YUMURTA: Yumurta sindirilebilirliği en yüksek amino asit profiline sahip mükemmel bir sağlıklı protein kaynağı olması nedeniyle her gün tüketmek oldukça yararlıdır. Fakat kadınların düzenli olarak yumurta yemelerinin en önemli yanı içerdiği N Asetil Sistein adlı sülfürlü bileşiğin kadın sağlığında yumurtalıkları oksidatif hasarlara karşı koruyarak doğurganlık şanslarının artmasına destek olmaktadır. Yumurtayı mutlaka haşlama olarak yemeyi öneriyorum.
BROKOLİ: Birçok yiyecekte glutatiyon bulunur ancak brokolide en yüksek miktarda ihtiva eder. Kadınların sağlıklı yaşamında brokoliye daha fazla yer vermesini önermemin sebebi yaşlanma karşıtı, hızlı detoksifikasyon sağlaması, kanser hücrelerinden temizlemesi ve cildi parlatarak sağlıklı bir görününe yardımcı olmasından dolayı diyebilirim. Brokolide kanser savar glikosinolatlar bulunur ve vücudumuzun bu antioksidanı kullanabilmesi için ise miyorinaz adlı enzime ihtiyaç duyar. Pişirme miyorinaz enzim aktivitesini yok eder. Bu nedenle çiğ olarak yemek gerekmektedir.
PEYNİR: Sütün fermentasyonu ile çok daha sağlıklı bir süt ürünü haline gelen peynir B 12 vitamini açısından zenginliği kırmızı ete yakındır. B 12 vitamini kadınlarda folik asit ile birlikte bebeğin anne rahminde iyi gelişmesini sağlamada en önemli vitamin olarak görev yapmaktadır. Harvard Tıp Fakültesi araştırmacıları hamile kadınların günde 2 dilim kadar yenilen peynirden, yumurta dahil birçok hayvansal yiyeceğe göre biyoyararlılığı daha yüksek B12 vitamini alınarak bebeğin sinir sisteminde gelişememe riskini ortadan kaldırıldığını bildirmişlerdir.
ZEYTİNYAĞI: Meme dokusunun sağlığını korumada mutfağın en sağlıklı zeytğnyağı içerdiği polifenoller sayesinde kanserli hücrelerin öldürülmesinde aktif rol üstlenir. Ayrıca kötü huylu kolesterolü azaltıp iyi huylu kolesterolü arrtıran zeytinyağı kadınlarda menapoz sonrası olan kalp hastalığına yakalanma riskini azaltır. Her gün en az 2 yemek kaşığı zeytinyağı kadın sağlığında meme kanseri koryucu etkisi bulunmaktadır.

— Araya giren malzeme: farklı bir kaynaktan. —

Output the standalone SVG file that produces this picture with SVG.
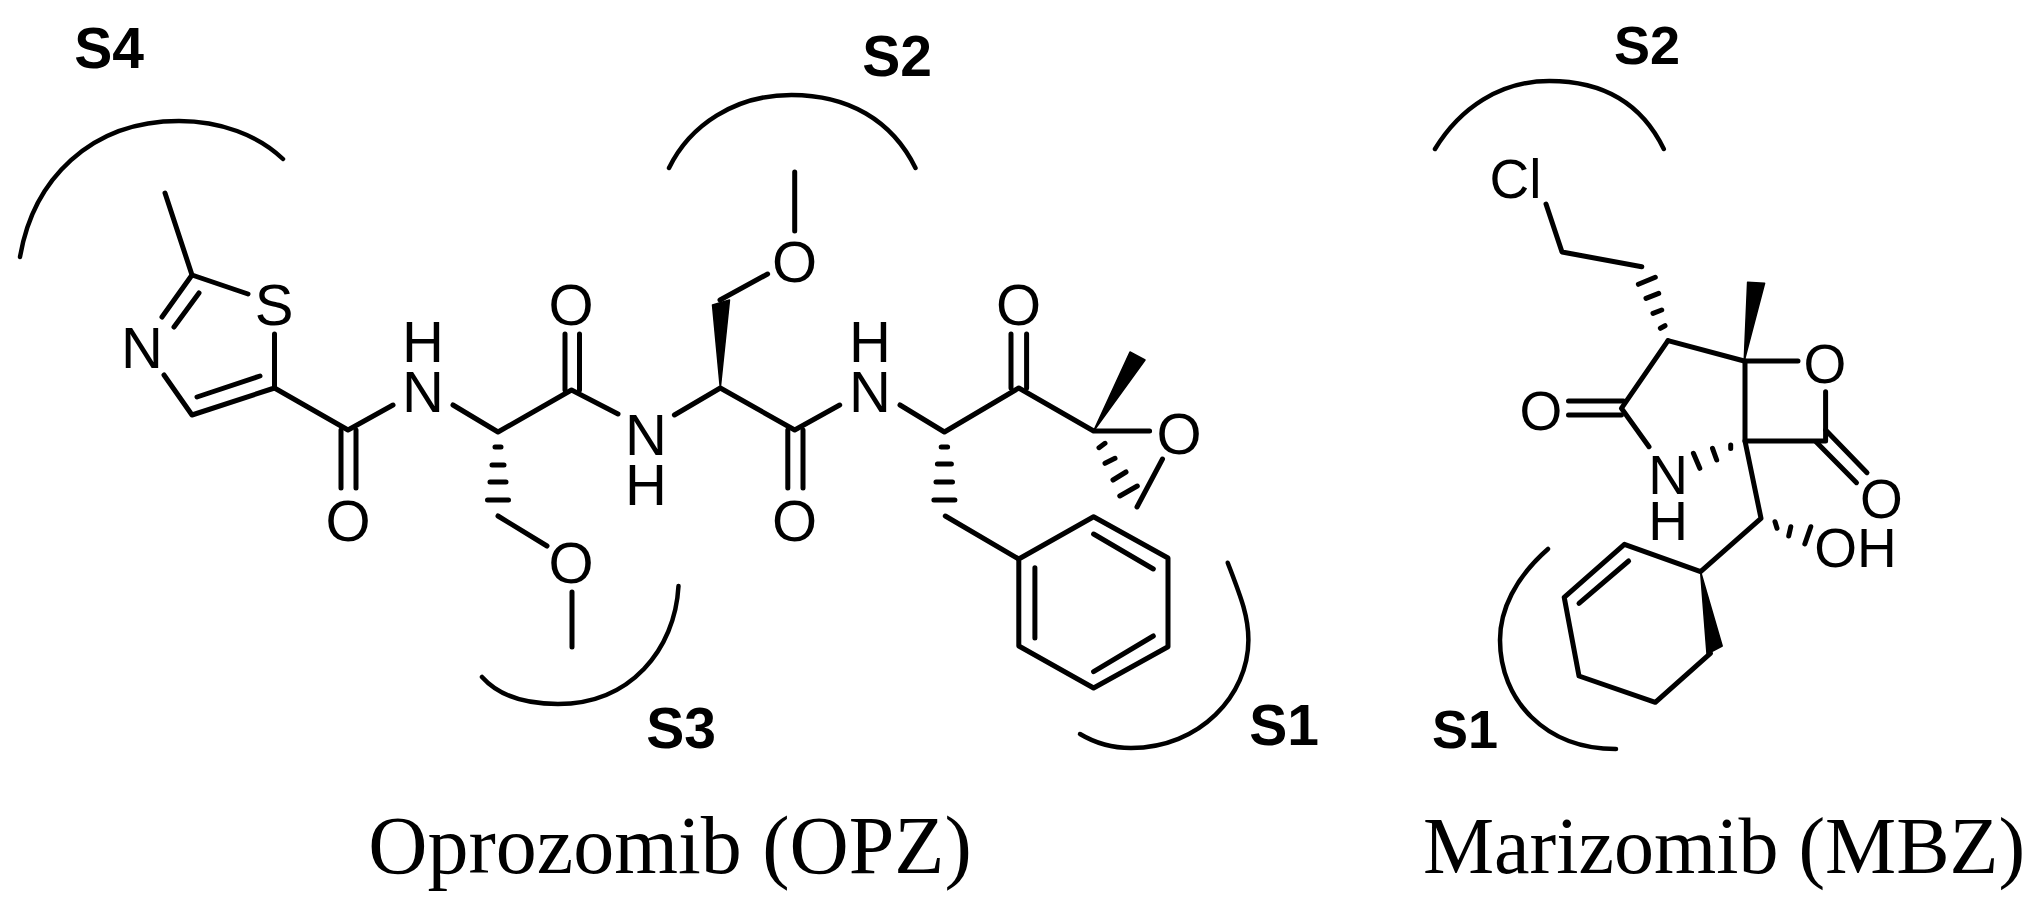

BADEM: Kadın sağlığında önemi, progesterone hormonu seviyelerinin yükselmesini sağlayarak kadınlarda doğurganlığın artmasında direk etken mucize besindir. Günde 30 adet çig ve tuzsuz badem magnzeyum desteği de sağlayarak menstrual dönemde kadınların duygu durumlarının kontrol altına alınmasında da etkilidir.
İYOTLU TUZ: Kadın sağlığında iyot içeren besinleri tüketmenin önemi kritiktr. Iyot yetersizliği olan kadın düşük yapabilmekte, erken doğuma maruz kalabilmekte, doğumsal anomalili çocuk dünyayay getirebilmekte, anne karnında bebeğini kaybedebilmekte ve zeka özürlü çocuk doğumuna sebep olabilmektedir. Günde 1 silme çay kaşığı kadar iyotlu tuzun gün içinde tüketimi kadının yeterli iyot almasını sağlayarak gebelik ve çocukta zeka puanı eksikliği sorunlarını ortadan kalkmasında direk etki sağlamaktadır.

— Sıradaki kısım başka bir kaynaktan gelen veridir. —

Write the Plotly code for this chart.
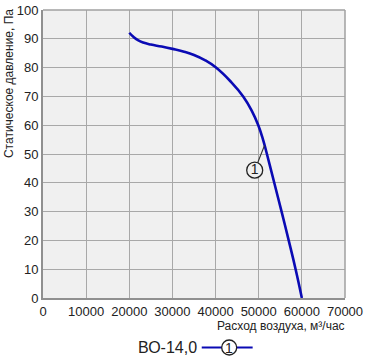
import plotly.graph_objects as go

# Data
flow = [20000, 21000, 22000, 23200, 25000, 27500, 30000, 32500, 35000, 37500,
        40100, 43600, 46400, 48400, 49900, 51000, 51900, 53600, 55300,
        56950, 58550, 60000]
pressure = [92.1, 90.6, 89.5, 88.7, 88.0, 87.3, 86.5, 85.6, 84.4, 82.6,
            80.0, 75.0, 70.0, 65.0, 60.0, 55.0, 50.0, 40.0, 30.0,
            20.0, 10.0, 0.0]
x_ticks = [0, 10000, 20000, 30000, 40000, 50000, 60000, 70000]
y_ticks = [0, 10, 20, 30, 40, 50, 60, 70, 80, 90, 100]
label_pos = (49070, 44.4)
label_target = (51350, 53.0)
series_name = "ВО-14,0"
curve_id = "1"

W, H = 375, 363
L, R, T, B = 43, 29.5, 10, 65
pw = W - L - R
ph = H - T - B

def px2paper_x(px):
    return (px - L) / pw

def py2paper_y(py):
    return (H - B - py) / ph

BLUE = "#0a0ab4"
FONT = "Liberation Sans, Arial, sans-serif"

fig = go.Figure()
fig.add_trace(go.Scatter(x=flow, y=pressure, mode="lines",
                         line=dict(color=BLUE, width=2.6, shape="spline", smoothing=1.3),
                         showlegend=False, hoverinfo="skip"))
# leader line
fig.add_trace(go.Scatter(x=[label_pos[0] + 700, label_target[0]],
                         y=[label_pos[1] + 2.6, label_target[1]], mode="lines",
                         line=dict(color="#333333", width=1.2), showlegend=False,
                         hoverinfo="skip"))
fig.add_trace(go.Scatter(x=[label_pos[0]], y=[label_pos[1]], mode="markers+text",
                         marker=dict(symbol="circle", size=16, color="#f0f0f0",
                                     line=dict(color="#222222", width=1.3)),
                         text=[curve_id], textposition="middle center",
                         textfont=dict(size=14, color="#222222", family=FONT),
                         showlegend=False, hoverinfo="skip"))

axis_common = dict(showgrid=True, gridcolor="#a8a8a8", gridwidth=1,
                   showline=True, linecolor="#909090", linewidth=2, mirror=False,
                   zeroline=False, ticks="", automargin=False,
                   tickfont=dict(size=13, color="#222222", family=FONT))
fig.update_xaxes(range=[0, 70000], tickvals=x_ticks, ticktext=[str(v) for v in x_ticks],
                 **axis_common)
fig.update_yaxes(range=[0, 100], tickvals=y_ticks, ticktext=[str(v) for v in y_ticks],
                 **axis_common)

shapes = [
    dict(type="line", xref="paper", yref="paper", x0=0, x1=1, y0=1, y1=1,
         line=dict(color="#a0a0a0", width=1.5)),
    dict(type="line", xref="paper", yref="paper", x0=1, x1=1, y0=0, y1=1,
         line=dict(color="#a0a0a0", width=1.5)),
    dict(type="line", xref="paper", yref="paper",
         x0=px2paper_x(202), x1=px2paper_x(253), y0=py2paper_y(347.5), y1=py2paper_y(347.5),
         line=dict(color=BLUE, width=2)),
    dict(type="circle", xref="paper", yref="paper", xsizemode="pixel", ysizemode="pixel",
         xanchor=px2paper_x(229.5), yanchor=py2paper_y(347.5),
         x0=-7.5, x1=7.5, y0=-7.5, y1=7.5,
         fillcolor="white", line=dict(color="#222222", width=1.3)),
]

annotations = [
    dict(text="Статическое давление, Па", xref="paper", yref="paper",
         x=px2paper_x(9), y=py2paper_y(84), textangle=-90, showarrow=False,
         font=dict(size=12, color="#222222", family=FONT), xanchor="center", yanchor="middle"),
    dict(text="Расход воздуха, м³/час", xref="paper", yref="paper",
         x=px2paper_x(348), y=py2paper_y(326), showarrow=False,
         font=dict(size=12, color="#222222", family=FONT), xanchor="right", yanchor="middle"),
    dict(text=series_name, xref="paper", yref="paper",
         x=px2paper_x(199), y=py2paper_y(347), showarrow=False,
         font=dict(size=16, color="#222222", family=FONT), xanchor="right", yanchor="middle"),
    dict(text=curve_id, xref="paper", yref="paper",
         x=px2paper_x(229.5), y=py2paper_y(347.5), showarrow=False,
         font=dict(size=14, color="#222222", family=FONT), xanchor="center", yanchor="middle"),
]

fig.update_layout(template="none", width=W, height=H, autosize=False,
                  margin=dict(l=L, r=R, t=T, b=B, pad=0),
                  plot_bgcolor="#f0f0f0", paper_bgcolor="white",
                  shapes=shapes, annotations=annotations, showlegend=False,
                  hovermode=False, font=dict(family=FONT))

fig.write_html("out.html", config={"displayModeBar": False, "staticPlot": True},
               post_script="document.body.style.margin='0';document.body.style.overflow='hidden';")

YAĞSIZ KIRMIZI ET: Demir eksikliği kadınlarda birinci olarak her ay menstrüal siklus nedeniyle oluşabilir. Bu nedenle kadınlar sıkça en az 3 köfte kadar yağsız kırmızı etten bir öğünde yemeye özen göstermeleri gerekmektedir.
SÜT: Saglıklı bir kadın için kemik yoğunluğunun pik seviyeye geldiği 15-25 yaş arasında peynir ve yoğurda ek olarak 1 su bardağı süt içme alışkanlığını kazanmasının şart olduğunu söylemeliyim. Süt kalsiyumunun yüzde 99'u kemiklere geçen süper besin olduğundan 30'lu yaşlardan sonrada kemik yoğunluğunun korunmasında süt içimine devam etmek gerekmektedir. İçerisindeki immünoglobülin bağışıklık sistemini olumlu etkilemekte ve büyüme hormonu ise boy uzama gibi fizyolojik yararlar da sağlamaktadır.
BALIK: Hamilelik döneminde haftada en az 3 kere en az 200 g kadar yağlı deniz balığı annenin yemesi olmazsa olmazlar arasındadır. Çünkü balıktan alınan güçlü omega 3 bebeğe plasentadan transfer olmakta. EPA ve DHA yağ asitlerine dönüşerek bebeğin anne karnında beyin ve sinir sistemi gelişiminde aktif rol oynamaktadır. Emziren annenin en az haftada 2 kere, normal yaşamda da haftada en az bir kere balık yemesi genel sağlık için çok değerlidir.
YEŞİL MERCİMEK: Hem normal yaşamda hem hamilelik süresince farkında olmadan Bisphenol A ve tarım ürünlerinde üreyen mikotoksinlere kadınlar maruz kalabilirler. Bu iki faktör bebeğin anne karnındaki yaşamını tehlikeye sokan gizli risklerdir. Folik asit, betain ve kolinden zengin metil donörleri besinlerin bu zararlı etkiyi nötralize ettiğini de bildirmek isterim. Yeşil mercimek bu açıdan en değerli besin olduğunu unutmamalısınız. Haftada 3 kere yeşil mercimek yiyerek toksinleri detoksifiye etmek oldukça kolay.